100 Hours Volunteering at Slate Run Farm

Tom and I volunteered for more than 100 hours at Slate Run Living Historical Farm between July and December.  It was fun and we enjoyed working on a living 1880’s farm.  The staff at the farm is great and we learned a lot from them.

In front of the farmhouse

During our 100 hours, I learned how to use the woodstove.  I baked cakes, cookies, and bread.  I tended stews, prepared gravy, and stirred lard on the stove.  During December I popped corn so that we could string it and use it on the Christmas tree.  Eventually I even stopped burning myself on the hot knobs and latches.  At the beginning of October, the woodstove was moved from the summer kitchen into the house.  This gave us a chance to really clean the woodstove.  The woodstove was my friend during the colder weather as it warmed up the whole farmhouse.

I even learned how to do some canning.  Everything on the farm had to be preserved.  We boiled apples and pears for applesauce, apple butter, and pear butter.  All of these things had to be canned to be preserved.  In addition we canned beans, tomatoes, pumpkin, squash, and tomato sauce.  We spent hours drying apples on a big dehydrator on top of the wood stove.  By the beginning of November, the garden was cleared out and the root cellar was full.

Rendering lard
Pig parts
Popping corn
Drying apples
Ducklings
Horses
Piglets
Snapping beans
Canning tomatoes

Tom learned how to take care of the animals and harvest crops.  He gained an appreciation for the draft horses who were so big and powerful and yet so gentle and willing to work.
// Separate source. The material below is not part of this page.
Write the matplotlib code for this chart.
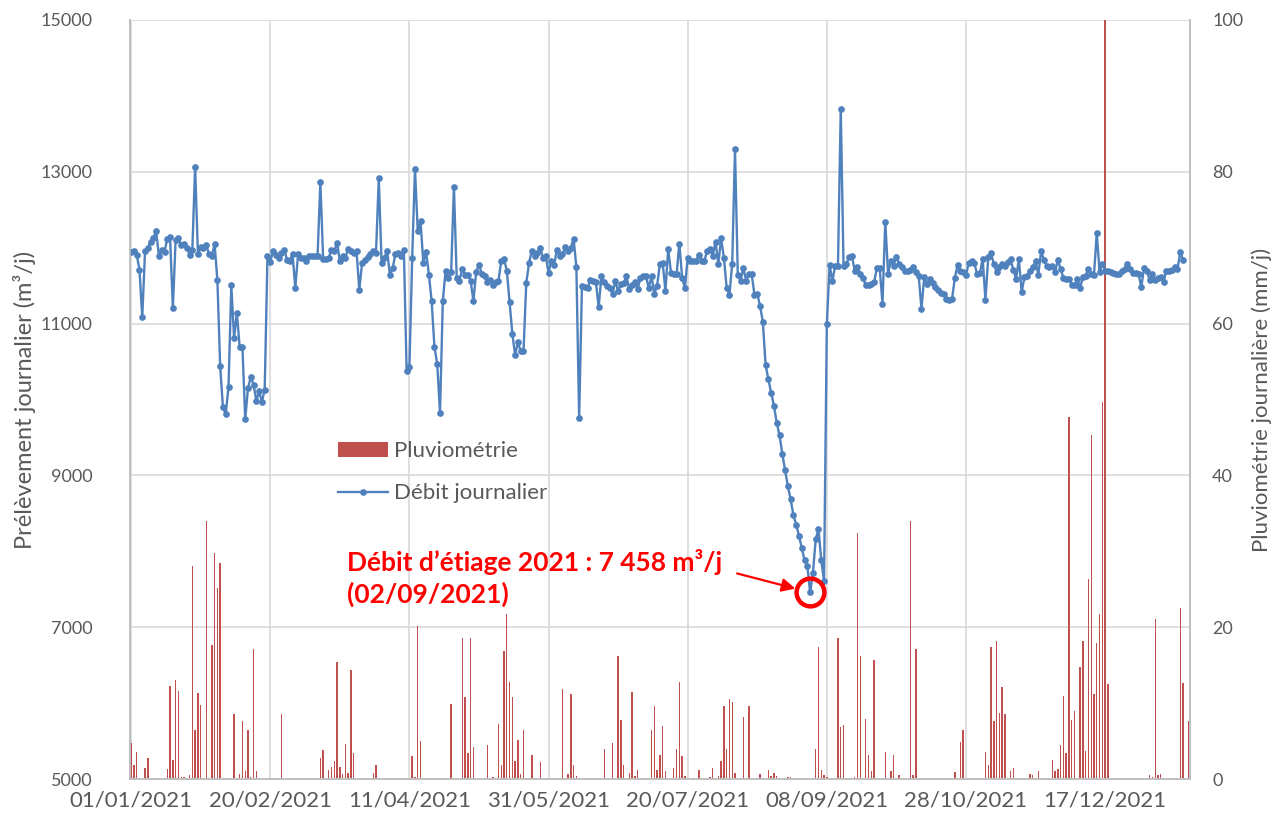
import numpy as np
import pandas as pd
import matplotlib
matplotlib.use('Agg')
import matplotlib.pyplot as plt
import matplotlib.dates as mdates
from matplotlib.patches import Patch
from matplotlib.lines import Line2D

plt.rcParams['font.family'] = ['Lato', 'DejaVu Sans']

# Débit journalier (m3/j), un point par jour depuis le 01/01/2021
debit = [
    11945, 11954, 11910, 11712, 11083, 11954, 12000, 12077, 12130, 12218,
    11890, 11975, 11945, 12120, 12138, 11206, 12108, 12130, 12033, 12050,
    12000, 11910, 11975, 13066, 11923, 12006, 12000, 12033, 11919, 11890,
    12050, 11571, 10437, 9896, 9808, 10165, 11505, 10810, 11140, 10692,
    10692, 9743, 10150, 10296, 10195, 9984, 10107, 9970, 10130, 11890,
    11810, 11963, 11901, 11866, 11932, 11975, 11844, 11830, 11919, 11470,
    11919, 11866, 11866, 11822, 11890, 11890, 11890, 11890, 12864, 11857,
    11857, 11866, 11975, 11960, 12064, 11830, 11890, 11866, 11989, 11954,
    11932, 11954, 11448, 11800, 11844, 11875, 11919, 11963, 11932, 12912,
    11800, 11866, 11963, 11637, 11734, 11919, 11932, 11890, 11975, 10380,
    10424, 11866, 13040, 12218, 12350, 11800, 11940, 11646, 11294, 10692,
    10468, 9822, 11294, 11699, 11602, 11681, 12802, 11602, 11567, 11725,
    11646, 11637, 11567, 11294, 11681, 11778, 11655, 11624, 11549, 11580,
    11514, 11549, 11567, 11822, 11853, 11699, 11281, 10864, 10582, 10758,
    10635, 10635, 11536, 11800, 11963, 11897, 11932, 12000, 11866, 11897,
    11668, 11830, 11769, 11975, 11890, 11919, 12006, 11963, 12000, 12120,
    11743, 9756, 11496, 11479, 11465, 11575, 11567, 11553, 11215, 11624,
    11553, 11496, 11465, 11391, 11567, 11426, 11523, 11536, 11624, 11450,
    11514, 11549, 11450, 11602, 11624, 11624, 11470, 11628, 11395, 11497,
    11782, 11804, 11431, 11980, 11672, 11660, 11650, 12055, 11606, 11466,
    11870, 11826, 11830, 11830, 11905, 11826, 11830, 11958, 11980, 11892,
    12081, 11782, 12125, 11870, 11475, 11378, 11791, 13299, 11642, 11563,
    11738, 11563, 11659, 11650, 11378, 11395, 11233, 11026, 10455, 10266,
    10090, 9914, 9694, 9527, 9285, 9066, 8859, 8683, 8472, 8353,
    8200, 8046, 7879, 7804, 7458, 7716, 8156, 8296, 7879, 7606,
    10991, 11777, 11559, 11764, 11764, 13830, 11764, 11786, 11873, 11895,
    11699, 11751, 11655, 11603, 11502, 11515, 11520, 11546, 11734, 11730,
    11262, 12345, 11655, 11830, 11764, 11882, 11786, 11742, 11699, 11699,
    11708, 11751, 11680, 11633, 11196, 11611, 11524, 11590, 11533, 11480,
    11437, 11402, 11393, 11327, 11314, 11327, 11603, 11777, 11699, 11677,
    11646, 11795, 11821, 11795, 11655, 11664, 11851, 11314, 11873, 11925,
    11786, 11677, 11742, 11786, 11764, 11808, 11852, 11707, 11590, 11852,
    11415, 11611, 11633, 11699, 11742, 11821, 11646, 11952, 11838, 11764,
    11751, 11764, 11677, 11838, 11720, 11603, 11590, 11590, 11515, 11502,
    11590, 11472, 11611, 11633, 11720, 11655, 11646, 12192, 11677, 11786,
    11699, 11690, 11677, 11664, 11655, 11655, 11699, 11720, 11786, 11720,
    11664, 11664, 11655, 11480, 11734, 11699, 11568, 11655, 11580, 11600,
    11612, 11546, 11699, 11690, 11708, 11742, 11720, 11939, 11838,
]

# Pluviométrie journalière (mm/j) : jours de pluie (décalage depuis le 01/01/2021)
pluie_jours = [
    0, 1, 2, 5, 6, 13, 14, 15, 16, 17, 18, 19, 21, 22, 23, 24, 25, 26, 27, 29,
    30, 31, 32, 34, 37, 39, 40, 41, 42, 43, 44, 45, 54, 59, 60,
    68, 69, 71, 72, 73, 74, 75, 76, 77, 78, 79, 80, 87, 88, 101, 102, 103, 104,
    115, 119, 120, 121, 122, 123,
    128, 130, 132, 133, 134, 135, 136, 137, 138, 139, 140, 141, 144, 147, 155,
    157, 158, 159, 160, 170, 173, 175, 176, 177, 179, 180, 181, 182, 187, 188,
    189, 190, 191, 192, 195, 196, 197, 198, 199, 204, 208, 209, 211, 212, 213,
    214, 215, 216, 217, 220, 222, 226, 229, 230, 231, 232, 236, 237, 246, 247,
    248, 249, 250,
    254, 255, 256, 257, 259, 260, 261, 262, 264, 265, 266, 267, 271, 272, 273,
    274, 275, 276, 280, 281, 282, 296, 298, 299, 302, 307, 308, 309, 310, 311,
    312, 313,
    314, 315, 316, 317, 321, 323, 324, 325, 326, 331, 332, 333, 334, 335, 336,
    337, 338, 339, 340, 341, 342, 343, 344, 345, 346, 347, 348, 349, 350, 351,
    353, 366, 367, 368, 369, 370, 371, 377, 378, 380,
]
pluie_mm = [
    4.7, 1.8, 3.5, 1.5, 2.8, 1.3, 12.3, 2.5, 13.0, 11.6, 0.3, 0.2, 0.5, 28.0, 6.5, 11.3, 9.8, 0.1, 34.0, 17.6,
    29.8, 25.2, 28.4, 0.1, 8.6, 0.6, 7.6, 1.0, 6.5, 0.2, 17.1, 1.1, 8.6, 0.1, 0.1,
    2.8, 3.8, 1.2, 1.6, 2.4, 15.4, 1.6, 0.6, 4.6, 0.8, 14.4, 3.4, 0.8, 1.8, 3.0, 0.3, 20.2, 5.0,
    9.9, 18.6, 10.8, 3.4, 18.6, 4.2,
    4.5, 0.2, 7.2, 1.8, 16.8, 21.8, 12.8, 10.8, 2.4, 5.2, 0.6, 6.4, 3.2, 2.2, 11.8,
    0.6, 11.2, 1.8, 0.4, 4.0, 4.8, 16.2, 7.8, 1.8, 0.8, 11.4, 0.4, 1.2, 6.4, 9.6,
    1.2, 3.2, 7.0, 1.0, 1.4, 4.0, 12.8, 3.0, 0.4, 1.2, 0.2, 1.4, 0.4, 2.4, 9.6,
    4.0, 10.6, 10.2, 0.8, 8.2, 9.6, 0.6, 1.2, 0.4, 0.8, 0.4, 0.2, 0.2, 4.0, 17.4,
    1.2, 0.5, 0.3,
    18.6, 6.9, 7.1, 0.1, 0.1, 0.3, 32.4, 16.2, 7.9, 3.2, 1.1, 15.7, 3.5, 0.1, 1.1,
    3.2, 0.1, 0.5, 34.0, 0.5, 17.1, 0.9, 4.9, 6.5, 0.1, 3.5, 1.9, 17.4, 7.7, 18.2,
    8.7, 12.1,
    8.6, 0.1, 1.0, 1.5, 0.1, 0.7, 0.5, 0.1, 1.0, 2.5, 1.1, 1.3, 4.5, 11.0, 3.4,
    47.7, 7.8, 9.0, 0.1, 14.8, 18.2, 3.7, 26.3, 45.3, 11.2, 17.9, 21.8, 49.7, 120.0, 12.5,
    0.1, 0.5, 0.3, 21.1, 0.5, 0.7, 0.1, 22.5, 12.7, 7.7,
]

date_debut = pd.Timestamp('2021-01-01')
ticks_jours = [0, 50, 100, 150, 200, 250, 300, 350]
etiage_jour = 244
etiage_valeur = 7458

BLEU = '#4F81BD'
ROUGE = '#C0504D'
GRIS_TEXTE = '#595959'
GRIS_GRILLE = '#d9d9d9'

dates_debit = pd.date_range(date_debut, periods=len(debit), freq='D')
dates_pluie = date_debut + pd.to_timedelta(pluie_jours, unit='D')
dates_ticks = date_debut + pd.to_timedelta(ticks_jours, unit='D')
date_etiage = date_debut + pd.Timedelta(days=etiage_jour)

fig = plt.figure(figsize=(12.86, 8.23), dpi=100)
ax2 = fig.add_axes([130 / 1286, 44 / 823, 1060 / 1286, 759 / 823])
ax = ax2.twinx()
ax.yaxis.tick_left()
ax.yaxis.set_label_position('left')
ax2.yaxis.tick_right()
ax2.yaxis.set_label_position('right')
ax.set_zorder(ax2.get_zorder() + 1)
ax.patch.set_visible(False)

# Pluviométrie (axe secondaire, en arrière-plan)
ax2.bar(dates_pluie, pluie_mm, width=0.5, color=ROUGE, linewidth=0)
ax2.set_ylim(0, 100)
ax2.set_yticks([0, 20, 40, 60, 80, 100])

# Débit journalier
ax.plot(dates_debit, debit, color=BLEU, linewidth=1.7, marker='o', markersize=3.8)
ax.set_ylim(5000, 15000)
ax.set_yticks(range(5000, 15001, 2000))

# Grille
ax2.set_axisbelow(True)
ax2.grid(True, color=GRIS_GRILLE, linewidth=1.2)
x0 = date_debut - pd.Timedelta(days=0.4)
x1 = date_debut + pd.Timedelta(days=380.5)
ax2.set_xlim(x0, x1)
ax2.set_xticks(dates_ticks)
ax2.xaxis.set_major_formatter(mdates.DateFormatter('%d/%m/%Y'))

for a in (ax, ax2):
    a.spines['top'].set_visible(False)
    for side in ('left', 'right', 'bottom'):
        a.spines[side].set_color('#bfbfbf')
        a.spines[side].set_linewidth(1.2)
    a.tick_params(length=0, labelcolor=GRIS_TEXTE)

ax.tick_params(axis='y', labelsize=13, pad=27)
ax2.tick_params(axis='y', labelsize=13, pad=16)
ax2.tick_params(axis='x', labelsize=16, pad=8)

ax.set_ylabel('Prélèvement journalier (m³/j)', fontsize=17, color=GRIS_TEXTE, labelpad=3)
ax2.set_ylabel('Pluviométrie journalière (mm/j)', fontsize=16, color=GRIS_TEXTE, labelpad=6)

# Point d'étiage
ax.plot([date_etiage], [etiage_valeur], marker='o', markersize=20, markerfacecolor='none',
        markeredgecolor='red', markeredgewidth=3.2, linestyle='none', zorder=5)
ax.annotate('', xy=(date_etiage, etiage_valeur), xytext=(-73, 19),
            textcoords='offset pixels',
            arrowprops=dict(arrowstyle='-|>', color='red', lw=1.6, mutation_scale=20,
                            shrinkA=0, shrinkB=11))
ax.text(0.2047, 0.303, 'Débit d’étiage 2021 : 7 458 m³/j\n(02/09/2021)',
        transform=ax.transAxes, color='red', fontsize=19, fontweight='bold',
        ha='left', va='top', linespacing=1.3)

# Légende
poignees = [Patch(facecolor=ROUGE, edgecolor='none'),
            Line2D([], [], color=BLEU, linewidth=1.7, marker='o', markersize=3.8)]
ax.legend(poignees, ['Pluviométrie', 'Débit journalier'], loc='upper left',
          bbox_to_anchor=(0.196, 0.445), frameon=False, fontsize=16,
          labelcolor=GRIS_TEXTE, handlelength=2.25, labelspacing=1.0,
          borderpad=0, borderaxespad=0, handletextpad=0.3)

fig.savefig('out.png', dpi=100)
The first Saturday in December we butchered two hogs.  Every part of the hog was used.  We made sausage, boiled down the lard, preserved the tallow, and hung up the pork belly in the smokehouse.  In the end there was over 300 pounds of meat to last the farm family through another year.

Shocks of corn

Tom’s special project was getting the field corn harvested.  All of the corn, including the tall stalks, is used for feed.  Tom built a corn horse that was used to create the corn shocks.  Every day Tom would head out to the corn field to create more shocks or bring the harvested corn into the barn.

Eric working in the cornfield

One day all of the farmers were in the cornfield and all the women were in the kitchen.  I headed out to the hog pens with two buckets of pear peelings.  The hogs liked to climb up on the slats of their pens and get to the buckets first.  If I dropped a bucket, I had to go in to get it, so I always concentrated hard on holding on the buckets as I dumped them in the troughs.

As I finished dumping the second bucket, I noticed that there was a sheep at my elbow.  As I looked around, I saw that all the sheep were in the barnyard with me, which is not where they were supposed to be.  I didn’t, however, know where they were supposed to be.  Were the farmers moving them into the barn?  Changing their grazing field?  I picked up my buckets and headed for the barn.  The sheep all followed close behind me.  The farmers move them from one field to another by putting feed in a bucket and the sheep thought I had feed for them.

When I got to the barn I hollered for one of the farmers, but they were all in the cornfield.  I didn’t really know what to do.  The ram of the flock came up to me and stood in front of me, like he was waiting for instructions.  I was surprised to see him because he is usually in a pen by himself.  He can be very ornery, but he was standing quietly and patiently.  I petted him as I tried to decide my next move.  I couldn’t cross the bridge to the farmhouse without all the sheep following me.  Finally I got the attention of a family that was getting ready to cross the bridge.  I asked one of the girls in the family to run back to the kitchen and tell the women that the sheep were loose.

It wasn’t long before Natelle and Donna came flying out of the kitchen, running across the bridge.  Clarissa ran to tell the farmers.  As soon as Natelle saw the ram, she made our visitors move to the other side of the bridge.  Then she suggested I leave the buckets and head back to the kitchen to stir the pear butter.  She and Donna remained to gather the sheep.  As I headed over the bridge, Harmon came sprinting around the side of the house.  Harmon is tall and usually moves pretty slowly.  I had never seen him run, much less sprint at that speed.  Tom came running along behind him while Eric came more slowly with the horses and wagon.   It didn’t take everyone long to get the sheep back in correct field.  The latch on the gate had broken and the sheep took advantage of it.

Another day we were working in the kitchen and heard some explosions.  When I went outside, I could see a column of black smoke rising over the trees in the woods around the farm.  Tom saw it too, and decided to investigate.  He found a guy standing on the side of the road a little way from a burning truck.  The guy had already called 911 so Tom kept him company while they waited for the fire trucks to show up.  The explosions were the tires blowing on the burning truck.  Natelle kept an anxious eye out until Tom came back.  The staff are responsible if anything happens to volunteers.

Last day – with Donna and Natelle

Tom and I reluctantly turned in our living history clothes in the middle of December.  The staff gave us a very nice thank you card and a jar of the apple butter I helped make.  We enjoyed volunteering our 100 hours at the farm and we were sorry to leave.  All the staff let us know that we were welcome to return anytime.  Maybe we will.